Le défenseur des droits national, qui peut être saisi gratuitement par tout citoyen et épaulé par un défenseur du peuple sur le plan régional, est le bénéficiaire d’un ensemble de prérogatives étendu, passant de la protection des droits fondamentaux à la prévention de la torture dans les prisons ou encore les hôpitaux psychiatriques. Notons cependant qu’il ne peut rien formuler d’autres que des recommandations aux administrations. Cela étant, celles-ci sont remarquablement suivies par les institutions espagnoles.
L’exemple belge
Le comité P (ou, dans sa forme longue, Comité permanant de contrôle des services de police) fut créé en 1991 à l’effet de faire remonter tout type de dysfonctionnements rencontrés chez les forces de l’ordre belges. Ce comité est composé de près de cent personnes, présidé par un magistrat, et comprend notamment un service administratif et un service d’enquête. Ce même service d’enquête est chargé d’investiguer sur des faits reprochés à des membres des forces de l’ordre, faits pouvant revêtir la nature de crimes ou de délits commis par eux dans le cadre de leur fonction ou bien s’ils ont trait de manière directe à ces fonctions et qui auraient résulté sur une méconnaissance des droits et des libertés fondamentales des citoyens.

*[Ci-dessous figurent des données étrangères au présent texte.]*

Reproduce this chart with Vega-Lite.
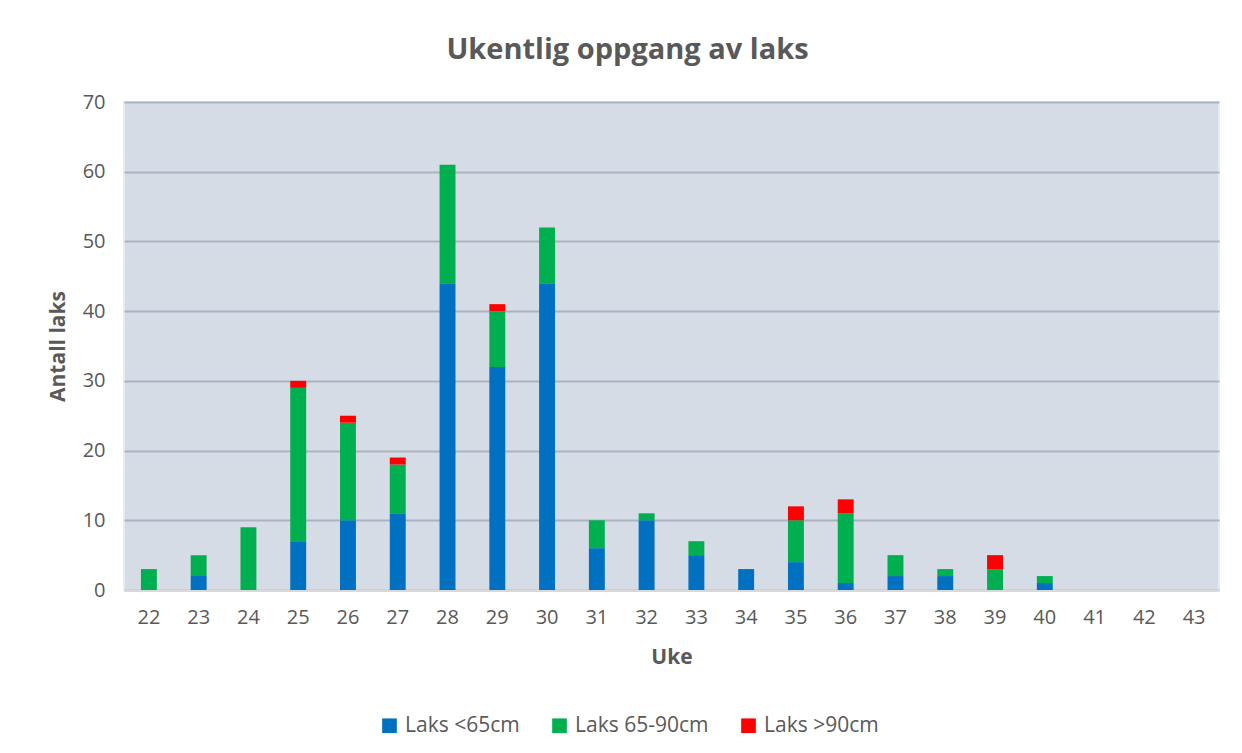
{
  "$schema": "https://vega.github.io/schema/vega-lite/v6.json",
  "autosize": {"type": "none"},
  "width": 1095,
  "height": 488,
  "padding": {"left": 124, "top": 102, "right": 23, "bottom": 163},
  "background": "white",
  "title": {
    "text": "Ukentlig oppgang av laks",
    "font": "Open Sans",
    "fontSize": 29,
    "fontWeight": "bold",
    "color": "#595959",
    "offset": 27,
    "dx": -44
  },
  "data": {
    "values": [
      {"uke": "22", "kategori": "Laks <65cm", "ord": 1, "antall": 0},
      {"uke": "22", "kategori": "Laks 65-90cm", "ord": 2, "antall": 3},
      {"uke": "22", "kategori": "Laks >90cm", "ord": 3, "antall": 0},
      {"uke": "23", "kategori": "Laks <65cm", "ord": 1, "antall": 2},
      {"uke": "23", "kategori": "Laks 65-90cm", "ord": 2, "antall": 3},
      {"uke": "23", "kategori": "Laks >90cm", "ord": 3, "antall": 0},
      {"uke": "24", "kategori": "Laks <65cm", "ord": 1, "antall": 0},
      {"uke": "24", "kategori": "Laks 65-90cm", "ord": 2, "antall": 9},
      {"uke": "24", "kategori": "Laks >90cm", "ord": 3, "antall": 0},
      {"uke": "25", "kategori": "Laks <65cm", "ord": 1, "antall": 7},
      {"uke": "25", "kategori": "Laks 65-90cm", "ord": 2, "antall": 22},
      {"uke": "25", "kategori": "Laks >90cm", "ord": 3, "antall": 1},
      {"uke": "26", "kategori": "Laks <65cm", "ord": 1, "antall": 10},
      {"uke": "26", "kategori": "Laks 65-90cm", "ord": 2, "antall": 14},
      {"uke": "26", "kategori": "Laks >90cm", "ord": 3, "antall": 1},
      {"uke": "27", "kategori": "Laks <65cm", "ord": 1, "antall": 11},
      {"uke": "27", "kategori": "Laks 65-90cm", "ord": 2, "antall": 7},
      {"uke": "27", "kategori": "Laks >90cm", "ord": 3, "antall": 1},
      {"uke": "28", "kategori": "Laks <65cm", "ord": 1, "antall": 44},
      {"uke": "28", "kategori": "Laks 65-90cm", "ord": 2, "antall": 17},
      {"uke": "28", "kategori": "Laks >90cm", "ord": 3, "antall": 0},
      {"uke": "29", "kategori": "Laks <65cm", "ord": 1, "antall": 32},
      {"uke": "29", "kategori": "Laks 65-90cm", "ord": 2, "antall": 8},
      {"uke": "29", "kategori": "Laks >90cm", "ord": 3, "antall": 1},
      {"uke": "30", "kategori": "Laks <65cm", "ord": 1, "antall": 44},
      {"uke": "30", "kategori": "Laks 65-90cm", "ord": 2, "antall": 8},
      {"uke": "30", "kategori": "Laks >90cm", "ord": 3, "antall": 0},
      {"uke": "31", "kategori": "Laks <65cm", "ord": 1, "antall": 6},
      {"uke": "31", "kategori": "Laks 65-90cm", "ord": 2, "antall": 4},
      {"uke": "31", "kategori": "Laks >90cm", "ord": 3, "antall": 0},
      {"uke": "32", "kategori": "Laks <65cm", "ord": 1, "antall": 10},
      {"uke": "32", "kategori": "Laks 65-90cm", "ord": 2, "antall": 1},
      {"uke": "32", "kategori": "Laks >90cm", "ord": 3, "antall": 0},
      {"uke": "33", "kategori": "Laks <65cm", "ord": 1, "antall": 5},
      {"uke": "33", "kategori": "Laks 65-90cm", "ord": 2, "antall": 2},
      {"uke": "33", "kategori": "Laks >90cm", "ord": 3, "antall": 0},
      {"uke": "34", "kategori": "Laks <65cm", "ord": 1, "antall": 3},
      {"uke": "34", "kategori": "Laks 65-90cm", "ord": 2, "antall": 0},
      {"uke": "34", "kategori": "Laks >90cm", "ord": 3, "antall": 0},
      {"uke": "35", "kategori": "Laks <65cm", "ord": 1, "antall": 4},
      {"uke": "35", "kategori": "Laks 65-90cm", "ord": 2, "antall": 6},
      {"uke": "35", "kategori": "Laks >90cm", "ord": 3, "antall": 2},
      {"uke": "36", "kategori": "Laks <65cm", "ord": 1, "antall": 1},
      {"uke": "36", "kategori": "Laks 65-90cm", "ord": 2, "antall": 10},
      {"uke": "36", "kategori": "Laks >90cm", "ord": 3, "antall": 2},
      {"uke": "37", "kategori": "Laks <65cm", "ord": 1, "antall": 2},
      {"uke": "37", "kategori": "Laks 65-90cm", "ord": 2, "antall": 3},
      {"uke": "37", "kategori": "Laks >90cm", "ord": 3, "antall": 0},
      {"uke": "38", "kategori": "Laks <65cm", "ord": 1, "antall": 2},
      {"uke": "38", "kategori": "Laks 65-90cm", "ord": 2, "antall": 1},
      {"uke": "38", "kategori": "Laks >90cm", "ord": 3, "antall": 0},
      {"uke": "39", "kategori": "Laks <65cm", "ord": 1, "antall": 0},
      {"uke": "39", "kategori": "Laks 65-90cm", "ord": 2, "antall": 3},
      {"uke": "39", "kategori": "Laks >90cm", "ord": 3, "antall": 2},
      {"uke": "40", "kategori": "Laks <65cm", "ord": 1, "antall": 1},
      {"uke": "40", "kategori": "Laks 65-90cm", "ord": 2, "antall": 1},
      {"uke": "40", "kategori": "Laks >90cm", "ord": 3, "antall": 0},
      {"uke": "41", "kategori": "Laks <65cm", "ord": 1, "antall": 0},
      {"uke": "41", "kategori": "Laks 65-90cm", "ord": 2, "antall": 0},
      {"uke": "41", "kategori": "Laks >90cm", "ord": 3, "antall": 0},
      {"uke": "42", "kategori": "Laks <65cm", "ord": 1, "antall": 0},
      {"uke": "42", "kategori": "Laks 65-90cm", "ord": 2, "antall": 0},
      {"uke": "42", "kategori": "Laks >90cm", "ord": 3, "antall": 0},
      {"uke": "43", "kategori": "Laks <65cm", "ord": 1, "antall": 0},
      {"uke": "43", "kategori": "Laks 65-90cm", "ord": 2, "antall": 0},
      {"uke": "43", "kategori": "Laks >90cm", "ord": 3, "antall": 0}
    ]
  },
  "mark": {"type": "bar", "stroke": null},
  "encoding": {
    "x": {
      "field": "uke",
      "type": "ordinal",
      "sort": null,
      "scale": {"paddingInner": 0.68, "paddingOuter": 0.34},
      "axis": {
        "title": "Uke",
        "labelAngle": 0,
        "labelFont": "Open Sans",
        "labelFontSize": 20,
        "labelColor": "#595959",
        "labelPadding": 17,
        "ticks": false,
        "domain": true,
        "domainColor": "#d9d9d9",
        "domainWidth": 1,
        "grid": false,
        "titleFont": "Open Sans",
        "titleFontSize": 21,
        "titleFontWeight": "bold",
        "titleColor": "#595959",
        "titlePadding": 19
      }
    },
    "y": {
      "field": "antall",
      "type": "quantitative",
      "stack": "zero",
      "scale": {"domain": [0, 70], "nice": false},
      "axis": {
        "title": "Antall laks",
        "values": [0, 10, 20, 30, 40, 50, 60, 70],
        "labelFont": "Open Sans",
        "labelFontSize": 20,
        "labelColor": "#595959",
        "labelPadding": 19,
        "ticks": false,
        "domain": false,
        "grid": true,
        "gridColor": "#a9b3c4",
        "gridWidth": 2,
        "titleFont": "Open Sans",
        "titleFontSize": 21,
        "titleFontWeight": "bold",
        "titleColor": "#595959",
        "titlePadding": 14
      }
    },
    "color": {
      "field": "kategori",
      "type": "nominal",
      "scale": {
        "domain": ["Laks <65cm", "Laks 65-90cm", "Laks >90cm"],
        "range": ["#0070c0", "#00b050", "#ff0000"]
      },
      "legend": {
        "title": null,
        "orient": "none",
        "direction": "horizontal",
        "legendX": 255,
        "legendY": 613,
        "symbolType": "square",
        "symbolSize": 215,
        "symbolStrokeWidth": 0,
        "symbolOpacity": 1,
        "labelFont": "Open Sans",
        "labelFontSize": 21,
        "labelColor": "#595959",
        "labelOffset": 5,
        "columnPadding": 29
      }
    },
    "order": {"field": "ord", "type": "quantitative", "sort": "ascending"}
  },
  "config": {
    "view": {"fill": "#d6dce5", "stroke": "#e8ecf2", "strokeWidth": 2},
    "axis": {"gridOpacity": 1}
  }
}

Plus généralement, le comité P est doté de compétences importantes en ce qu’il peut prendre connaissance de tout un ensemble de documents secrets ou ayant trait au terrorisme. Il émet des rapports et permet de mettre au jour des dysfonctionnements parfois accablants contre les forces de l’ordre, leurs actions, inactions ou éventuels manquements.
L’exemple allemand
L’exemple allemand est intéressant à relever dans le cadre de notre développement. En effet, il convient tout d’abord de noter que, pour le cas allemand, très peu d’accusations de violences policières à l’égard des citoyens étaient reportées ; la situation semble toutefois aujourd’hui changer sans pour autant connaitre le même degré que dans certains Etats membres de l’Union européenne, comme en France pour ne citer que cet exemple.
Outre-rhin, il n’existe pas de défenseur des droits national. En effet, trois Länder seulement disposent d’un tel acteur. Il est dénommé médiateur de police, ou Bürgerbeauftragte. Sa mission principale réside dans le règlement des litiges entre les citoyens et les forces de l’ordre. Il s’agit, comme son nom l’indique, principalement d’un rôle de médiation et ne disposent pas de moyens étendus, que ces moyens soient financiers ou bien encore humains. A ce sujet Beate Böhlen, médiatrice du Land du Bade-Wurtemberg, déplore un manque de moyens : six personnes sont chargées de cette mission dans ce qui constitue l’un des plus grands Länder allemands avec ses 11 millions d’habitants. Pour elle, il conviendrait d’accroitre les moyens et d’asseoir la légitimité de ce rôle.
Quid des autres Länder allemands ? Comment opèrent-ils en la matière ? Ces derniers reportent la charge de ces enquêtes, de ces plaintes, de ces missions sur les services de polices régionaux mais aussi sur les procureurs. Si une enquête est ouverte contre un policier, elle ne saurait être traitée par le service dont il dépend. Enfin notons que pour les enquêtes sur des faits particulièrement graves, ces dernières sont transférées au Bundeskriminalamt : l’office fédéral de la police criminelle.